_SUPPLIED MATERIAL_

>> start

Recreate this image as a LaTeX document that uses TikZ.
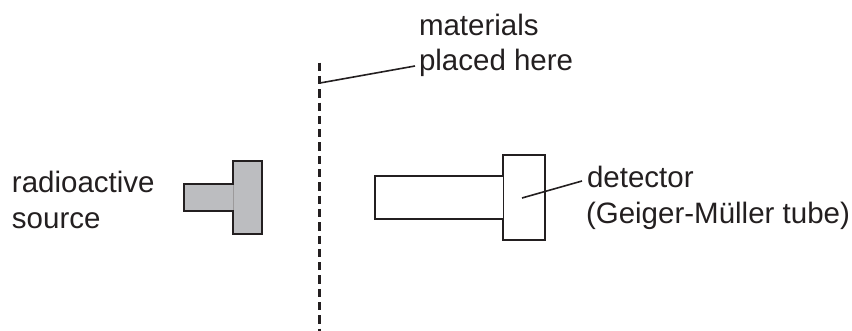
\documentclass[tikz,border=0pt]{standalone}
\usepackage{fontspec}
\setmainfont{Liberation Sans}
\definecolor{srcgray}{HTML}{BCBDC0}
\definecolor{ink}{HTML}{231F20}
\begin{document}
\begin{tikzpicture}[x=1pt,y=-1pt,
  lbl/.style={anchor=base west,inner sep=0pt,outer sep=0pt,font=\fontsize{29.5}{34}\selectfont,text=ink},
  body/.style={draw=ink,line width=2.8pt,line join=miter},
  leader/.style={draw=ink,line width=1.6pt},
  seam/.style={draw=ink,line width=0.6pt}]
\useasboundingbox (0,0) rectangle (852,331);
% source
\fill[srcgray] (184,184) rectangle (233,211);
\fill[srcgray] (233,161) rectangle (262,234);
\draw[body] (233,184) -- (184,184) -- (184,211) -- (233,211);
\draw[body] (233,161) rectangle (262,234);
\fill[srcgray] (231.5,185.4) rectangle (234.5,209.6);
\draw[seam,draw=ink!45] (233,185) -- (233,210);
% detector
\draw[body] (503,176) -- (375,176) -- (375,219) -- (503,219);
\draw[body] (503,177) -- (503,155) -- (545,155) -- (545,240) -- (503,240) -- (503,218);
\draw[seam] (503,177) -- (503,218);
% barrier
\coordinate (barTop) at (319,62.7);
\coordinate (barBot) at (319,331);
\draw[draw=ink,line width=3pt,dash pattern=on 8.3pt off 5pt] (barTop) -- (barBot);
% labels
\node[lbl] (mat) at (419,36) {materials};
\node[lbl] (placed) at (419,71) {placed here};
\node[lbl] (radio) at (12,193) {radioactive};
\node[lbl] (source) at (12,228.5) {source};
\node[lbl] (det) at (587,188) {detector};
\node[lbl] (gm) at (586,223.5) {(Geiger-Müller tube)};
% leaders
\coordinate (barHit) at (320,83);
\coordinate (detIn) at (522,198);
\draw[leader] (barHit) -- (415,66);
\draw[leader] (detIn) -- (582,181);
\end{tikzpicture}
\end{document}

>> end

Copy each line above precisely, dropping the pictures.

Recreate this image as a LaTeX document that uses TikZ.
\documentclass[tikz,border=0pt]{standalone}
\usepackage{fontspec}
\setmainfont{Liberation Sans}
\definecolor{srcgray}{HTML}{BCBDC0}
\definecolor{ink}{HTML}{231F20}
\begin{document}
\begin{tikzpicture}[x=1pt,y=-1pt,
  lbl/.style={anchor=base west,inner sep=0pt,outer sep=0pt,font=\fontsize{29.5}{34}\selectfont,text=ink},
  body/.style={draw=ink,line width=2.8pt,line join=miter},
  leader/.style={draw=ink,line width=1.6pt},
  seam/.style={draw=ink,line width=0.6pt}]
\useasboundingbox (0,0) rectangle (852,331);
% source
\fill[srcgray] (184,184) rectangle (233,211);
\fill[srcgray] (233,161) rectangle (262,234);
\draw[body] (233,184) -- (184,184) -- (184,211) -- (233,211);
\draw[body] (233,161) rectangle (262,234);
\fill[srcgray] (231.5,185.4) rectangle (234.5,209.6);
\draw[seam,draw=ink!45] (233,185) -- (233,210);
% detector
\draw[body] (503,176) -- (375,176) -- (375,219) -- (503,219);
\draw[body] (503,177) -- (503,155) -- (545,155) -- (545,240) -- (503,240) -- (503,218);
\draw[seam] (503,177) -- (503,218);
% barrier
\coordinate (barTop) at (319,62.7);
\coordinate (barBot) at (319,331);
\draw[draw=ink,line width=3pt,dash pattern=on 8.3pt off 5pt] (barTop) -- (barBot);
% labels
\node[lbl] (mat) at (419,36) {materials};
\node[lbl] (placed) at (419,71) {placed here};
\node[lbl] (radio) at (12,193) {radioactive};
\node[lbl] (source) at (12,228.5) {source};
\node[lbl] (det) at (587,188) {detector};
\node[lbl] (gm) at (586,223.5) {(Geiger-Müller tube)};
% leaders
\coordinate (barHit) at (320,83);
\coordinate (detIn) at (522,198);
\draw[leader] (barHit) -- (415,66);
\draw[leader] (detIn) -- (582,181);
\end{tikzpicture}
\end{document}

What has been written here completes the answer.